Parmi les hommes, il y en a qui ont la foi. Ils ne savent pas, sans doute, mais ils sont convaincus. Convaincus, s’ils ont foi en Dieu, que sa toute puissance a des égards infinis pour leur infinitésimale personne. S’ils ont foi en l’homme, que sa bonne volonté viendra à bout de la méchanceté du monde. S’ils ont foi en la science, que la rationalité les mènera vers un parfait bien-être. Et tous, ils sont convaincus que leur foi se transformera un jour en parfaite certitude.

Les autres, ceux qui ne se sentent pas particulièrement protégés par le ciel, rassurés par les vertus des hommes, illuminés par le progrès — qui n’ont pas la chance et le bonheur de la foi — doutent.
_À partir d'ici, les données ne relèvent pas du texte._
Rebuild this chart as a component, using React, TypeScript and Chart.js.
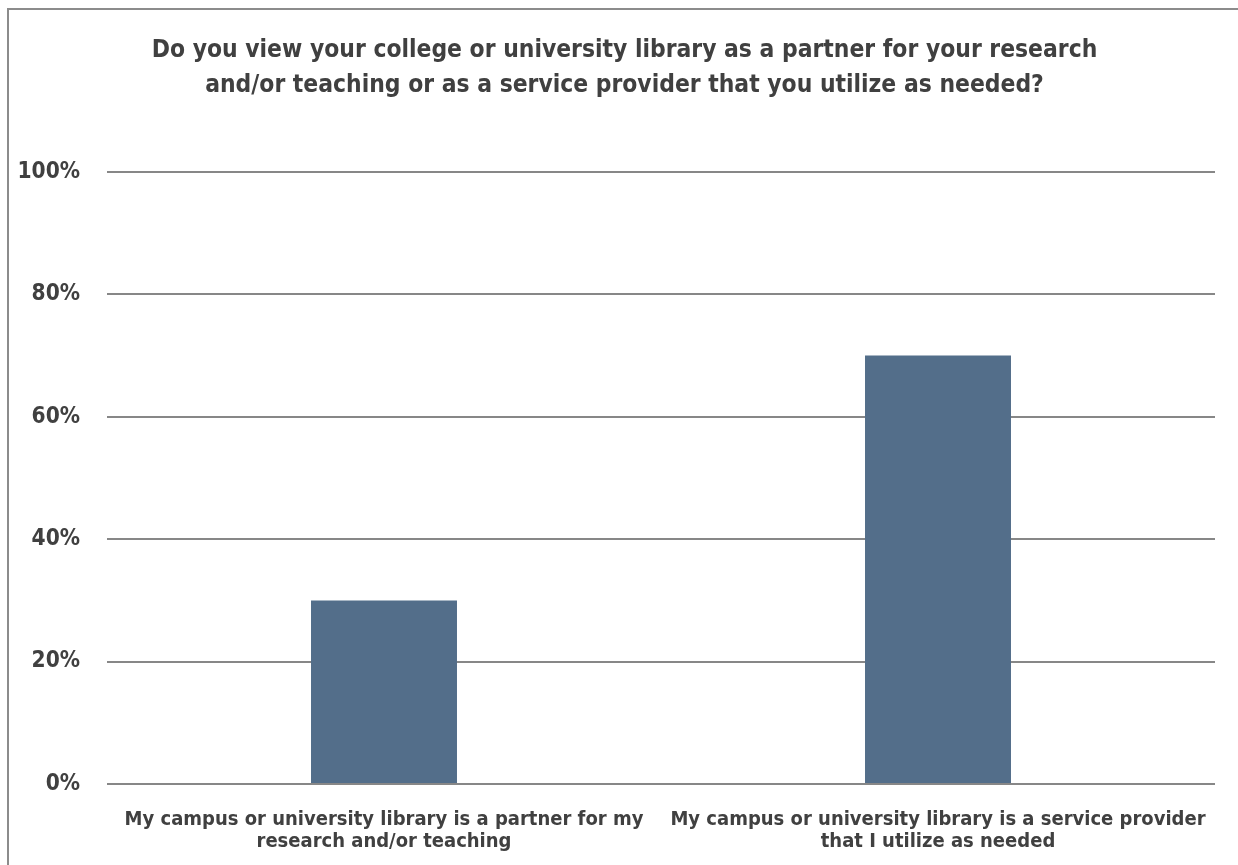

Peut-être aimeraient-ils l’avoir, la foi ! Mais désirer la foi, n’est-ce pas avoir foi en la foi — n’est-ce donc pas, nécessairement, l’avoir ? Peut-être, mais la foi en Dieu n’est tout de même pas la même chose que la foi en la foi en Dieu… Disons que, de la certitude au doute le plus radical, il y a différents degrés de foi, et que la foi elle-même tend vers la certitude.

Mais il est une autre forme de foi, sans commune mesure avec la certitude et le doute : c’est la foi du joueur.

Le joueur joue en visant toujours le but du jeu, mais le but atteint ne l’intéresse plus. Il lui faut vite un autre jeu, et viser un autre but. Ainsi, cette sorte d’homme de foi ne se demande pas s’il parviendra à atteindre le but qu’il vise — ni même si ce but existe. Il ne sait rien à son sujet, ne se le représente pas. Il sent simplement que celui-ci le met en mouvement. Pas de certitude. Pas de doute. Pas davantage de convictions. C’est viser qui l’intéresse, et non toucher la cible. C’est jouer, et non gagner.

Avoir une foi de joueur en Dieu, en l’homme, en la science, c’est se donner, dans une certaine direction, une impulsion pour marcher, une lumière pour éclairer son voyage. Un tel homme de foi serait très vite insatisfait s’il atteignait ce vers quoi tend sa foi. Un tel homme de foi ne désire rien d’autre que la foi.